Shareholders in the Isis Investment Trust have voted in favour of extending of the life of the compa...
Shareholders in the Isis Investment Trust have voted in favour of extending of the life of the company to October 2007.
The move is part of a plan to reconstruct the portfolio and increase its gearing to 10%, by using a seven-year fixed rate bank loan. The £60m trust which invests in UK equities is managed by Paul Galloway of Friends Ivory & Sime.
During the reconstruction, every 1000 existing convertible annuity shares will be converted into one new ordinary share, while all warrants will be exercised at 107.5p. Existing ordinary shares will then be exchanged for new ordinary shares, so they have an initial NAV of 94p. Other changes voted upon at the 31 July shareholder meeting, include a switch from a performance fee based on a NAV relative to the FTSE All-Share, to share price performance relative to the index.
This makes it essential for the manager to control the level of the discount which will be minimised through an active share buyback strategy. Until 31 October, the trust will buy back shares should they trade at a discount of more than 5%.
After 31 October, shares will be bought back if the discount increases to above 9.9%. This target will fall by 1% per year until January 2006 when the discount is expected to be kept below 4.9%.
Between 31 December 1999 and 30 June 2000, the discount at which the company's ordinary shares traded at fell from 12.3% to 8.98%. When Isis announced its reorganisation proposals, the discount fell further with the ordinary shares since broadly trading at a discount of between 5% and 6%.
A total of 3,467,173 ordinary shares have now been bought back for cancellation, representing 14.9% of those in issue at 31 December 1999. This has resulted in a 2.2p per share increase in NAV.

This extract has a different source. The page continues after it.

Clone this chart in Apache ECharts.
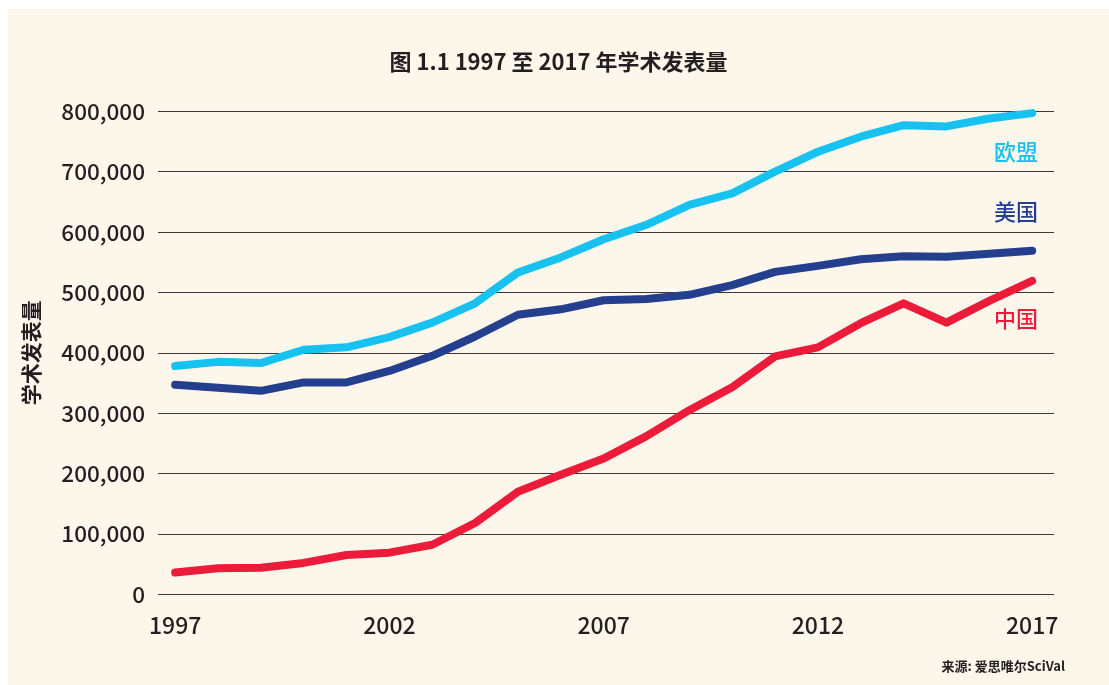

Geoffrey Maddrell, chairman of Isis, said the net asset value per ordinary share fell by 5% during the first six months of the year, 15% less than the 6.5% fall in the FTSE All-Share Index. The trust also hopes to raise further funding from a placing and public offer for new shares, along with a placing of fixed rate annuity shares to Friends Provident on a one-for-10 ratio. This will be done on 31 October, on a basis that protects existing shareholders from the costs of the issue. The public offering is likely to be aimed at the intermediary market.
The board declared a second interim dividend of 7.40p per convertible annuity share, bringing the total for the half year to 14.97p. This is the same level as that paid last year, and reflects the absence of dividend growth in the FTSE 350 index.